--- Start of Rows ---
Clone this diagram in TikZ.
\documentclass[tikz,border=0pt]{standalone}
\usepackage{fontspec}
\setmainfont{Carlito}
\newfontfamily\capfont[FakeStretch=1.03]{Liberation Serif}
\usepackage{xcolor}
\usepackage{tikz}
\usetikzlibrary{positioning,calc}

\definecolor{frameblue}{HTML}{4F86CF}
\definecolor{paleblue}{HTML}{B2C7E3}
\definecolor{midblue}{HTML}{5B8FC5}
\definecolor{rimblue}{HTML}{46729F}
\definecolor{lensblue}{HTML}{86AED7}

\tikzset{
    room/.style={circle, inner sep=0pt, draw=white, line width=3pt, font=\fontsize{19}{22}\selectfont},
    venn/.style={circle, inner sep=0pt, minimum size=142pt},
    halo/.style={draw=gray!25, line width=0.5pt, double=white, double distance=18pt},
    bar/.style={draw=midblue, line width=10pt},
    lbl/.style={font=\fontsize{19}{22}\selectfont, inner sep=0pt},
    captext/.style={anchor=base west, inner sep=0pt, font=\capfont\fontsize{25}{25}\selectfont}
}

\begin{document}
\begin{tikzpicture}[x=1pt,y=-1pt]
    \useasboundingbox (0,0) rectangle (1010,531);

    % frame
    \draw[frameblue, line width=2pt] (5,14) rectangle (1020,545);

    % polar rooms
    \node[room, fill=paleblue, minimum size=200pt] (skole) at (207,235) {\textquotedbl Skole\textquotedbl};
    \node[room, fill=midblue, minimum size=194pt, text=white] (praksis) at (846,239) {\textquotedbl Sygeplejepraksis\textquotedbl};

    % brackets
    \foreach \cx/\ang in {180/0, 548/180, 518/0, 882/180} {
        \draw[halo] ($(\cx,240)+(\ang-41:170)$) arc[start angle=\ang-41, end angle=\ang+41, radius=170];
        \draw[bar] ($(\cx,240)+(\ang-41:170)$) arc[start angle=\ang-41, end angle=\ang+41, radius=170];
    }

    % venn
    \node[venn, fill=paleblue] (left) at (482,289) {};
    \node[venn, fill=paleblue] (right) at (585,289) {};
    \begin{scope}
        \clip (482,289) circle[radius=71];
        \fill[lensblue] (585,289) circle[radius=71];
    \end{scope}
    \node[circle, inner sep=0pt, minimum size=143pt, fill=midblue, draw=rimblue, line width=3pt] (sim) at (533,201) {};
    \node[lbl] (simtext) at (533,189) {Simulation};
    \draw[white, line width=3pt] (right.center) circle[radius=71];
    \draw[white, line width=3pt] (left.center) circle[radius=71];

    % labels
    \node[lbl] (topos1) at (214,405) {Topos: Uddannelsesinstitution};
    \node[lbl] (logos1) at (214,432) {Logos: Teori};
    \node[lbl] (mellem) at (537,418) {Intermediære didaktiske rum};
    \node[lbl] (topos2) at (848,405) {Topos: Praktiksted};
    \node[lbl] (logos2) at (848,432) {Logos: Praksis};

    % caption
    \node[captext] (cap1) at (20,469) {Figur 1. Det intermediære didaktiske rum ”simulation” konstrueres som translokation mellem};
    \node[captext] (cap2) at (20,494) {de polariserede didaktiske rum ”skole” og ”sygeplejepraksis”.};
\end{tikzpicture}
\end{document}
--- End of Rows ---
--- Start of Rows ---
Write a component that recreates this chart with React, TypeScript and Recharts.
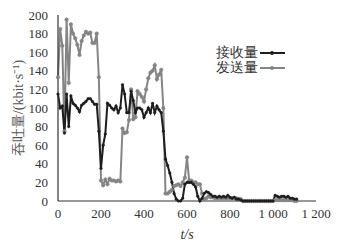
--- End of Rows ---
--- Start of Rows ---
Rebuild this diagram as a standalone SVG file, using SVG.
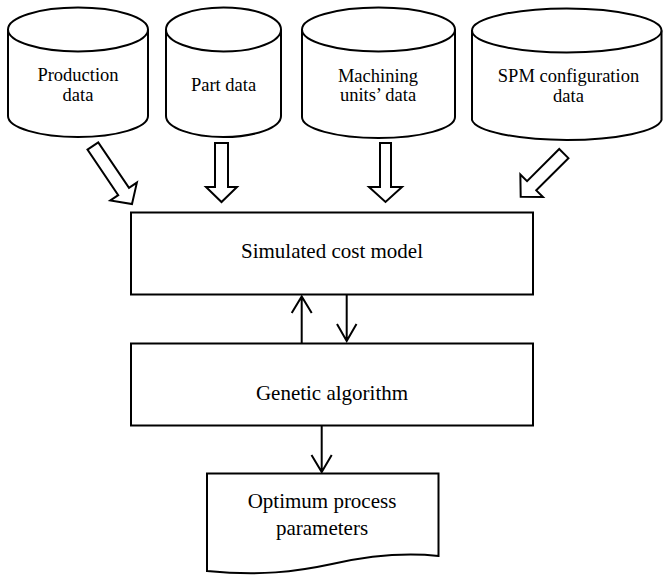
--- End of Rows ---
Exercise objective: Return all the lines that contain the string "standalone".

Solution below:
\documentclass[tikz,border=0pt]{standalone}
Rebuild this diagram as a standalone SVG file, using SVG.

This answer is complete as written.